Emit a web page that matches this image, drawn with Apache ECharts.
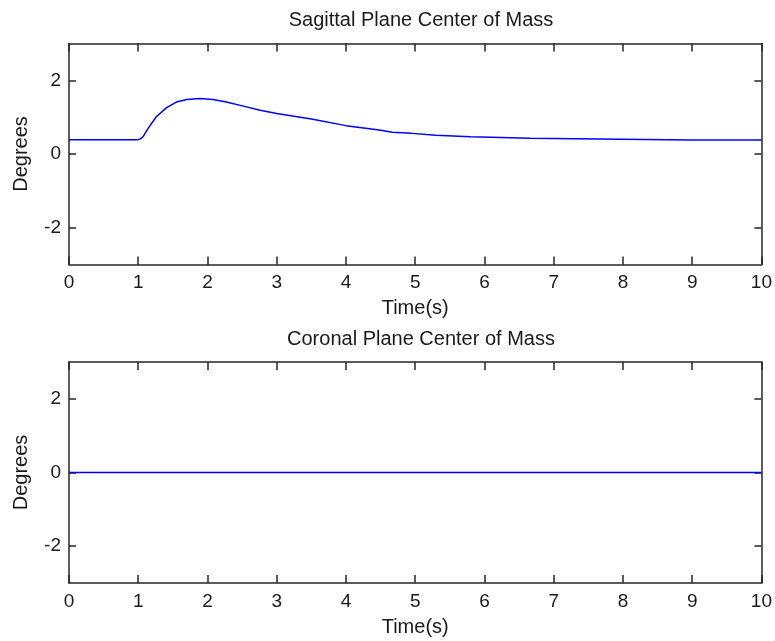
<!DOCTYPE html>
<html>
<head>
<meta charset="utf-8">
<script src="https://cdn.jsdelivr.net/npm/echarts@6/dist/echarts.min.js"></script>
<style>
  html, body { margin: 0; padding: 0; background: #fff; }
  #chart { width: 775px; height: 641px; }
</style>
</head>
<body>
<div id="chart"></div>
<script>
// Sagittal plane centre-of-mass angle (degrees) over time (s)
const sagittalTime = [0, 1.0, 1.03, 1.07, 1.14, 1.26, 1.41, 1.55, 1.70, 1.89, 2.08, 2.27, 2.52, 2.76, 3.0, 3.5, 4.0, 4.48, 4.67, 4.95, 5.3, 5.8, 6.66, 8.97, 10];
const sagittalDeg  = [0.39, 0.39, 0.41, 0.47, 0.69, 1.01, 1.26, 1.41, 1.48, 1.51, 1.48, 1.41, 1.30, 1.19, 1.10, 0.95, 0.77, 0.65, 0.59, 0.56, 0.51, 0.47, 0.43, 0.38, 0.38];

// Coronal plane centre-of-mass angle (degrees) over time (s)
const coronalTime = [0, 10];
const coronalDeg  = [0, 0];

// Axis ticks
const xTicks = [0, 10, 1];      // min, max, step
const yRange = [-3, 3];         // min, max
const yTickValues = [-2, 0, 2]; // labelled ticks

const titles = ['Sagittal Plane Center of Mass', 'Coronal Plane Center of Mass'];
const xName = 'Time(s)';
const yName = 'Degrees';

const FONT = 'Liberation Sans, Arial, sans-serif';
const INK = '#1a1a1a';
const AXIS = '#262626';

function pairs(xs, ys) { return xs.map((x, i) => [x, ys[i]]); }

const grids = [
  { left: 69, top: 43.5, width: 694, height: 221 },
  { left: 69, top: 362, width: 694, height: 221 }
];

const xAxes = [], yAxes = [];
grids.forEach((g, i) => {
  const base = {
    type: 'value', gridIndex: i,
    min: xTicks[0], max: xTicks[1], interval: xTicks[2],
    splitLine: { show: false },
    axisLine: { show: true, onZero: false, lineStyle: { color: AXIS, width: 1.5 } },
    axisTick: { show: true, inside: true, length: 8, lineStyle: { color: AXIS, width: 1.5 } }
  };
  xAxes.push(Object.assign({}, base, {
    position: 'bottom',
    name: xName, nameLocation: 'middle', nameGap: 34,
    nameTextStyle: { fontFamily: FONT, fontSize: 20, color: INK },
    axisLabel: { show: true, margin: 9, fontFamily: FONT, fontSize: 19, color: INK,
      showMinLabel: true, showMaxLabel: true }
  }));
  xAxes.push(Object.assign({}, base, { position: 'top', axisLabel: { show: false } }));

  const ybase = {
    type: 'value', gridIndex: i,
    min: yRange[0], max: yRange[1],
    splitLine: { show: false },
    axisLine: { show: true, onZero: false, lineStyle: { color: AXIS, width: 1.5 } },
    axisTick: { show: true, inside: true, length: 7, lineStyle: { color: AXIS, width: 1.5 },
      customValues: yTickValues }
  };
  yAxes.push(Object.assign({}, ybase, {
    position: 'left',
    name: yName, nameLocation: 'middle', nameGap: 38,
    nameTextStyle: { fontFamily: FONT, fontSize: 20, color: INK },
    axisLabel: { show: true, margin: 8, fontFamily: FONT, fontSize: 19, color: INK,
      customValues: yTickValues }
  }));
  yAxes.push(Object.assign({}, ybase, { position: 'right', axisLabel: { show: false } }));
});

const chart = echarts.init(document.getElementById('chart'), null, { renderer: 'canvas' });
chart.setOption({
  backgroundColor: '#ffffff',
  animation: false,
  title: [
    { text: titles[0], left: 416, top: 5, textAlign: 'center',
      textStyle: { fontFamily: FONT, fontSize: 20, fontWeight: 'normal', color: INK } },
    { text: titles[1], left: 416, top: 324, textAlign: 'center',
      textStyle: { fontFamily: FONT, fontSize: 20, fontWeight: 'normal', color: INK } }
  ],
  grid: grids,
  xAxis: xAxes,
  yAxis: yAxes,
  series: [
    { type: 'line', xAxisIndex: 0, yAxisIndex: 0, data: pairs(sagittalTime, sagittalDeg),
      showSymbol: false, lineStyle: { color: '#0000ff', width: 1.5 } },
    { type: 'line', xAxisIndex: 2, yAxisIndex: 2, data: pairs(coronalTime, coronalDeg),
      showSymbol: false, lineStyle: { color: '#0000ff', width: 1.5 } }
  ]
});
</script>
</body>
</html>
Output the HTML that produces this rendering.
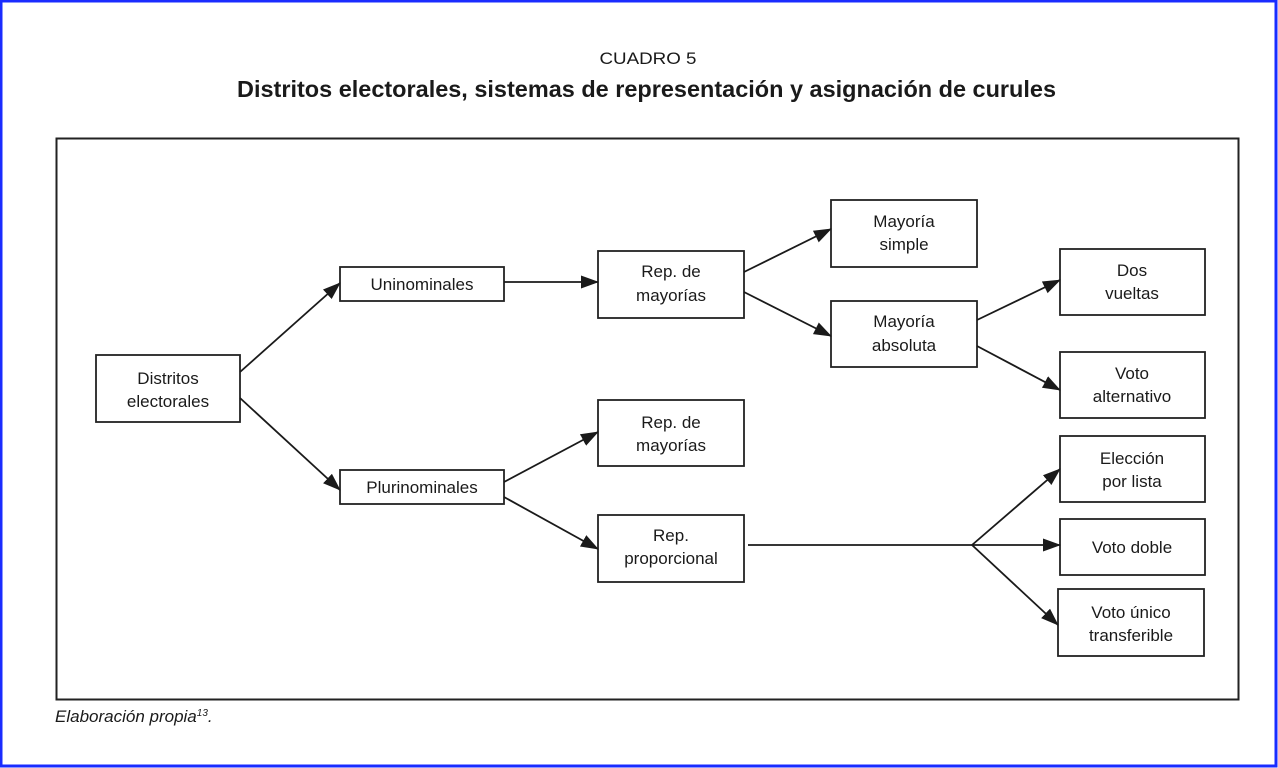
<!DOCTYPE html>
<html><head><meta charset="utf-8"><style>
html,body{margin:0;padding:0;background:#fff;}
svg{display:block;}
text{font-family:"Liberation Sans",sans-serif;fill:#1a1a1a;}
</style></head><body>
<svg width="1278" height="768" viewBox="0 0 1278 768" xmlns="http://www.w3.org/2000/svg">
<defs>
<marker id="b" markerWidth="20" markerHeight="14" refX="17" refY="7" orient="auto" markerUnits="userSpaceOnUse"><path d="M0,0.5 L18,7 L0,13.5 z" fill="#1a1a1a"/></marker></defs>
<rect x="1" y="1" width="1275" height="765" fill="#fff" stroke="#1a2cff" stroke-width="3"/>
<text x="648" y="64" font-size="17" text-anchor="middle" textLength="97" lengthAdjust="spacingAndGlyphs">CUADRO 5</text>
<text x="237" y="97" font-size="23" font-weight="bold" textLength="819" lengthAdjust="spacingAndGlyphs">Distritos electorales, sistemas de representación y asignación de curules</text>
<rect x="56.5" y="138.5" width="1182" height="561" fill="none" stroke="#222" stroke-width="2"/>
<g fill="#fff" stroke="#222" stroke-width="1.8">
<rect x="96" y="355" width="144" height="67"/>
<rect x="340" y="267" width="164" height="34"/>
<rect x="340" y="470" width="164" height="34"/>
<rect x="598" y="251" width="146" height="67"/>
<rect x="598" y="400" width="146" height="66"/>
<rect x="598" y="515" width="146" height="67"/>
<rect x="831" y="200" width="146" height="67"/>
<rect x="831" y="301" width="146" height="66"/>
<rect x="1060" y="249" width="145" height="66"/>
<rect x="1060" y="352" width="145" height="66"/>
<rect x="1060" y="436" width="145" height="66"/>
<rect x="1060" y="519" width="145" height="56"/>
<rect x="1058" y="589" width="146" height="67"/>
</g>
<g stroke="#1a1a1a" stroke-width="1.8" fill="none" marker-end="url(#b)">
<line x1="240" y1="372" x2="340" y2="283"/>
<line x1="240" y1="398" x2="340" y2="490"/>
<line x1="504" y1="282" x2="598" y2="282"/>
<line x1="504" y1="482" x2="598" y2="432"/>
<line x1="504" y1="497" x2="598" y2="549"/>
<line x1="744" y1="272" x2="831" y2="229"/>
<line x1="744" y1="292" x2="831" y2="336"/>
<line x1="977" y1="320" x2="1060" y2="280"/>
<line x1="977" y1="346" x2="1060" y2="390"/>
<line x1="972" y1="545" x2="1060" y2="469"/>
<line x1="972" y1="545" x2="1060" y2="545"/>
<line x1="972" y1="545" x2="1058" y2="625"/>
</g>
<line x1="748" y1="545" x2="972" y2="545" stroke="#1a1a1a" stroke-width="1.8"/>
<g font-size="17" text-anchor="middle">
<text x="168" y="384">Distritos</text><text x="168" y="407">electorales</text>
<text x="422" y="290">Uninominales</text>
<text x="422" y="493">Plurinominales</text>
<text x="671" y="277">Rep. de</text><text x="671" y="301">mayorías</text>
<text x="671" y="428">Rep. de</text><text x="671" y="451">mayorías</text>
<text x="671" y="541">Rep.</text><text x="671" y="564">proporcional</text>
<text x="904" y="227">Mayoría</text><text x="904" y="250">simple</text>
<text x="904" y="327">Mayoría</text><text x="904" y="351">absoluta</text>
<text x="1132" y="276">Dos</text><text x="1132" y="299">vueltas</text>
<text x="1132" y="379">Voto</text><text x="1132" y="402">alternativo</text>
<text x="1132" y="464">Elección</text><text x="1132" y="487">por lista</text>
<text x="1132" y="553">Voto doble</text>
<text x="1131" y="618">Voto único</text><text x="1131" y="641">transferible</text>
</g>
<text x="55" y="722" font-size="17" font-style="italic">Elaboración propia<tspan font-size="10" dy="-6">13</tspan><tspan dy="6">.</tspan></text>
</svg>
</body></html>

────

## Stated task
Of all the lines in the material above, how many contain the word "that"? Give only the count.

## Answer for this exercise
2